The Ongoing Legacy of the Wave Hill Walk-Off

What happened?

On 23 August 1966, the Gurindji people of the Northern Territory made history with the Wave Hill Walk-Off. The landmark event made their names widely known across Australia and inspired national change. 

200 Gurindji stockmen, domestic workers and their families at Wave Hill cattle station went on strike. They demanded wages and a return of some of their traditional lands which was bought by international meat-packing company Vestey Brothers in 1914. They were led by Vincent Lingiari, elected leader of the Gurindji communities. 

The stockmen “walked off” the job and refused to be bribed back until they received justice through land rights. The demand was rejected, but they continued to camp on their traditional land at Daguragu, leading to a seven-year dispute. 

“You can keep your gold. We just want our land back,” Lingiari famously said.

The campaign was supported by people across Australia, and eventually the Gurindji won the title to part of their land. In doing so, they put land rights on the political agenda and took the realities of decades of oppression and colonial injustice into the living rooms of urban Australia.

What was the impact?

The Wave Hill Walk-Off inspired national change in the form of equal wages for Aboriginal workers, as well as a new land rights act. 
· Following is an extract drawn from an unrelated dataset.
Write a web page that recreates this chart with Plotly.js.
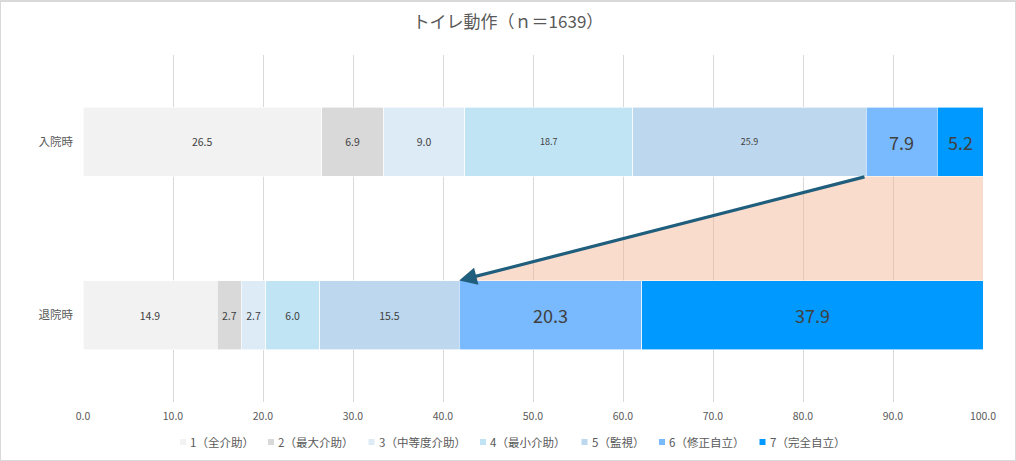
<!DOCTYPE html>
<html>
<head>
<meta charset="utf-8">
<script src="https://cdn.plot.ly/plotly-3.0.1.min.js"></script>
<style>
html,body{margin:0;padding:0;background:#fff;}
#wrap{position:relative;width:1016px;height:461px;}
#chart{width:1016px;height:461px;}
#frame{position:absolute;left:0;top:0;width:1016px;height:461px;box-sizing:border-box;border:1px solid #d9d9d9;border-top:2px solid #d9d9d9;pointer-events:none;}
</style>
</head>
<body>
<div id="wrap"><div id="chart"></div><div id="frame"></div></div>
<script>
// ---- data ----
const categories = ['入院時', '退院時'];
const levelNames = ['1（全介助）', '2（最大介助）', '3（中等度介助）', '4（最小介助）', '5（監視）', '6（修正自立）', '7（完全自立）'];
const admission = [26.5, 6.9, 9.0, 18.7, 25.9, 7.9, 5.2];
const discharge = [14.9, 2.7, 2.7, 6.0, 15.5, 20.3, 37.9];
const xTicks = [0, 10, 20, 30, 40, 50, 60, 70, 80, 90, 100];
const chartTitle = 'トイレ動作（ｎ＝1639）';

// ---- style ----
const colors = ['#F2F2F2', '#D9D9D9', '#DDEBF7', '#C0E4F4', '#BDD7EE', '#79BAFE', '#0099FF'];
const fontSizes = [[10.5, 10.5], [10.5, 10.5], [10.5, 10.5], [9, 10.5], [9, 10.5], [18, 18], [18, 18]];
const FONT = '"Noto Sans CJK JP", "Noto Sans", sans-serif';
const BAR_WIDTH = 0.4;
const W = 1016, H = 461;
const M = {l: 83, r: 33, t: 55, b: 59};
const plotW = W - M.l - M.r, plotH = H - M.t - M.b;
// legend marker centres (px) and vertical centre
const legendPx = [183, 271, 371.5, 483, 584.5, 662, 762.5];
const legendPy = 442;
const pxToPaperX = px => (px - M.l) / plotW;
const pyToPaperY = py => (H - M.b - py) / plotH;

const yPos = categories.map((c, i) => i);

const traces = levelNames.map((name, k) => ({
  type: 'bar',
  orientation: 'h',
  name: name,
  x: [admission[k], discharge[k]],
  y: yPos,
  width: BAR_WIDTH,
  marker: {color: colors[k], line: {color: '#ffffff', width: 0.6}},
  text: [admission[k], discharge[k]].map(v => v.toFixed(1)),
  texttemplate: '%{text}',
  textposition: 'inside',
  insidetextanchor: 'middle',
  textangle: 0,
  constraintext: 'none',
  textfont: {family: FONT, color: '#404040', size: fontSizes[k]},
  hoverinfo: 'skip',
  showlegend: false
}));

// cumulative end of level 5 for both categories
const sum5 = arr => arr.slice(0, 5).reduce((a, b) => a + b, 0);
const admEnd5 = sum5(admission);
const disEnd5 = sum5(discharge);
const half = BAR_WIDTH / 2;
const total = xTicks[xTicks.length - 1];

traces.push({
  type: 'scatter',
  mode: 'lines',
  x: [admEnd5, total, total, disEnd5, admEnd5],
  y: [yPos[0] + half, yPos[0] + half, yPos[1] - half, yPos[1] - half, yPos[0] + half],
  fill: 'toself',
  fillcolor: 'rgba(244,177,145,0.45)',
  line: {width: 0, color: 'rgba(0,0,0,0)'},
  showlegend: false,
  hoverinfo: 'skip'
});

// manual legend
const shapes = [];
const annotations = [];
const sq = 3; // half size of legend square (px)
levelNames.forEach((name, k) => {
  const cx = legendPx[k];
  shapes.push({
    type: 'rect', xref: 'paper', yref: 'paper',
    x0: pxToPaperX(cx - sq), x1: pxToPaperX(cx + sq),
    y0: pyToPaperY(legendPy + sq), y1: pyToPaperY(legendPy - sq),
    fillcolor: colors[k], line: {width: 0}
  });
  annotations.push({
    xref: 'paper', yref: 'paper',
    x: pxToPaperX(cx + sq + 2), y: pyToPaperY(legendPy),
    xanchor: 'left', yanchor: 'middle',
    text: name, showarrow: false,
    font: {family: FONT, size: 11.5, color: '#595959'}
  });
});

annotations.push({
  x: disEnd5, y: yPos[1] - half,
  ax: admEnd5, ay: yPos[0] + half,
  xref: 'x', yref: 'y', axref: 'x', ayref: 'y',
  showarrow: true,
  arrowhead: 2,
  arrowsize: 1.1,
  arrowwidth: 3.2,
  arrowcolor: '#1F5E7C',
  text: ''
});

const layout = {
  width: W,
  height: H,
  margin: M,
  paper_bgcolor: '#ffffff',
  plot_bgcolor: '#ffffff',
  barmode: 'stack',
  showlegend: false,
  font: {family: FONT, color: '#595959'},
  title: {
    text: chartTitle,
    font: {family: FONT, size: 17, color: '#595959'},
    x: 0.5, xref: 'container', xanchor: 'center',
    y: 1 - 22 / H, yref: 'container', yanchor: 'middle'
  },
  xaxis: {
    range: [0, total],
    tickvals: xTicks,
    ticktext: xTicks.map(v => v.toFixed(1)),
    showgrid: true,
    gridcolor: '#D9D9D9',
    gridwidth: 1,
    zeroline: false,
    showline: false,
    ticks: '',
    ticklabelstandoff: 6,
    tickfont: {family: FONT, size: 10.5, color: '#595959'},
    fixedrange: true
  },
  yaxis: {
    range: [yPos[1] + 0.5, yPos[0] - 0.5],
    tickvals: yPos,
    ticktext: categories,
    showgrid: false,
    zeroline: false,
    showline: false,
    ticks: '',
    ticklabelstandoff: 9,
    tickfont: {family: FONT, size: 11.5, color: '#595959'},
    fixedrange: true
  },
  shapes: shapes,
  annotations: annotations
};

Plotly.newPlot('chart', traces, layout, {displayModeBar: false, staticPlot: true});
</script>
</body>
</html>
The Aboriginal Land Rights (Northern Territory) Act was the first attempt by an Australian government to legally recognise First Nations land ownership. It put into law the concept of inalienable freehold title - meaning that the land cannot be bought, acquired or mortgaged. The legislation allowed First Nations people to claim land title if they could prove a traditional and strong relationship with the country.
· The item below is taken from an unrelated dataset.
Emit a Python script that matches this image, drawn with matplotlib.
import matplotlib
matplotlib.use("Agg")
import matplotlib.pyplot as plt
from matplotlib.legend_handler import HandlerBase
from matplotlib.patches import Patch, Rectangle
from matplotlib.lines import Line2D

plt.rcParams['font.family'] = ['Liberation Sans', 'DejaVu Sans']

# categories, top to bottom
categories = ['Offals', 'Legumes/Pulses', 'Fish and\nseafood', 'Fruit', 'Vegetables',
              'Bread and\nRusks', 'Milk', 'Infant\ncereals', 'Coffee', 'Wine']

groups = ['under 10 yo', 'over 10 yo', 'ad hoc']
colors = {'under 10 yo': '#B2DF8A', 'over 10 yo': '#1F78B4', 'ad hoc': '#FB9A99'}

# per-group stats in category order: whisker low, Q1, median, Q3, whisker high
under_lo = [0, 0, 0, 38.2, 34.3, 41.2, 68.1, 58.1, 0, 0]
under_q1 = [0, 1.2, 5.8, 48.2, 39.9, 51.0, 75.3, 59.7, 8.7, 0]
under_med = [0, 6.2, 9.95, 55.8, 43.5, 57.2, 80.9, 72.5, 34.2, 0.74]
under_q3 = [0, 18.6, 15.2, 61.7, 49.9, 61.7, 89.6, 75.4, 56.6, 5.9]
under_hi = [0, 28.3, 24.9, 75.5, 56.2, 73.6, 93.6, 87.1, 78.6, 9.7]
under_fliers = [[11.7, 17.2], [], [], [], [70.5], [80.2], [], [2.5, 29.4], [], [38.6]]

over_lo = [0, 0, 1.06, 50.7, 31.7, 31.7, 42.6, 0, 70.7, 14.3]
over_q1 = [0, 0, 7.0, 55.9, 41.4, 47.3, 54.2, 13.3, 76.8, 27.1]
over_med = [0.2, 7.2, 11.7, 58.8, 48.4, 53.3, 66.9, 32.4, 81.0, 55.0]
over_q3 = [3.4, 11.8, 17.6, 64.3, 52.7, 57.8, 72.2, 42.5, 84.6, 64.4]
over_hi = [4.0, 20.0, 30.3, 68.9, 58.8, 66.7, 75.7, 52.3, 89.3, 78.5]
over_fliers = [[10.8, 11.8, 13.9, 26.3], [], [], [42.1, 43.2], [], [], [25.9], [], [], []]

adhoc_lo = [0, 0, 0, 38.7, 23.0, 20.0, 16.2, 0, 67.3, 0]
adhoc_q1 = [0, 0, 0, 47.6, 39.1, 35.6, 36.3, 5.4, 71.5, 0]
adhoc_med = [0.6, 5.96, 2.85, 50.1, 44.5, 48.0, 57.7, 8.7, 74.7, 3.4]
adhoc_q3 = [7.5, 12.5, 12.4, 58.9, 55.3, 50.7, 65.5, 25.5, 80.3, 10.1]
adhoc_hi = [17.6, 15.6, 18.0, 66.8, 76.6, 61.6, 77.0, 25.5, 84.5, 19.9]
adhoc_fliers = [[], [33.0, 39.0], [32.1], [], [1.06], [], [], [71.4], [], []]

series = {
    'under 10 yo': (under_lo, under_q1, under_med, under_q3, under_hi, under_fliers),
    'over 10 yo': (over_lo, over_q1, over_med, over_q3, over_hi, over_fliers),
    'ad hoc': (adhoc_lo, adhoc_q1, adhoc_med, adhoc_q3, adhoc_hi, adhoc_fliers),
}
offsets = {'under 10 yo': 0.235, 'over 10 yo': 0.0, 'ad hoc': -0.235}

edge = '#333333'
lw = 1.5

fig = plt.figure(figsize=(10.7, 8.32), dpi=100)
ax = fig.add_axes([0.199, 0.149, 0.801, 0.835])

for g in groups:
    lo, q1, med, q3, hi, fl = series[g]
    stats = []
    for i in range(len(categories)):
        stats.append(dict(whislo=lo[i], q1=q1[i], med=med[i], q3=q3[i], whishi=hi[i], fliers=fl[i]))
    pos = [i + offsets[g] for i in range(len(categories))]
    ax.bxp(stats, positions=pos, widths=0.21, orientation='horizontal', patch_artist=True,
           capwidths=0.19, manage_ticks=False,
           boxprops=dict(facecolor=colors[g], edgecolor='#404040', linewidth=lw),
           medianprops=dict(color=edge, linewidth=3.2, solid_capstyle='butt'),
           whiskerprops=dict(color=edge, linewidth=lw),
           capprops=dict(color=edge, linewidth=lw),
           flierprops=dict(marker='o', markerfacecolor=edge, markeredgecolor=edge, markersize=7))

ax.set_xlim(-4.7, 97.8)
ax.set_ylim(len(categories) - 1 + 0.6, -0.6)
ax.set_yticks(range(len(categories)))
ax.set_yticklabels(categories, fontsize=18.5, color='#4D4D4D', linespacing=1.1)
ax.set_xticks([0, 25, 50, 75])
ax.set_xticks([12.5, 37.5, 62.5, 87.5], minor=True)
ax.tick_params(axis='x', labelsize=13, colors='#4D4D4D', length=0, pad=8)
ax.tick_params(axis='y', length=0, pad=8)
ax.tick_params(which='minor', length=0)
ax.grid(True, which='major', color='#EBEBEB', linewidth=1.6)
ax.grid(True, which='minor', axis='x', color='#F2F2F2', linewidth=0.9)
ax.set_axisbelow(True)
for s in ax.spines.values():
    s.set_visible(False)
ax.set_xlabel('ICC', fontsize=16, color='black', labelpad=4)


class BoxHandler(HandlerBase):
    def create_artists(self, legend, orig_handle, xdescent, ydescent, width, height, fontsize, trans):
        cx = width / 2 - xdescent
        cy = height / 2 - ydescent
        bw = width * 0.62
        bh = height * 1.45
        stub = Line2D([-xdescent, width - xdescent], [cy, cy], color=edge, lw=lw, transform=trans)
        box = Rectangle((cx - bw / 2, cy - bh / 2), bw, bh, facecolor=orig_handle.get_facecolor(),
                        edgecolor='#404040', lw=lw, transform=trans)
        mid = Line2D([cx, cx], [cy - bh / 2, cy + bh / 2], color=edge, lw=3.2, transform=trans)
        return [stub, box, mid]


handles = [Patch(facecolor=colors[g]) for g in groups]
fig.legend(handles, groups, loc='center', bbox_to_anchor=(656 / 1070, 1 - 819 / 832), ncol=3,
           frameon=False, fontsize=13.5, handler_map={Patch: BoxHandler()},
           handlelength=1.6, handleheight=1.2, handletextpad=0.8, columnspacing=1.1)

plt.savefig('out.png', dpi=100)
In 1974 Prime Minister Gough Whitlam gave the Gurindji people a lease to part of the vast Wave Hill property – a symbolic day for First Nations people and supporters, but only a vital first step. 

As Gurindji Elder Vincent Lingiari said at the time: "They took our country away from us, now they have brought it back to us ceremonially."

The Gurindji people worried that without perpetual title, the government could take the lease away again – a fear that was realised in 1979 when the Northern Territory Government said they must surrender the title.

It wasn’t until two decades after the Wave Hill Walk-Off, in 1986, that the Gurindji people became one of the first to reclaim their traditional lands, when the government at last handed over the inalienable freehold title deeds.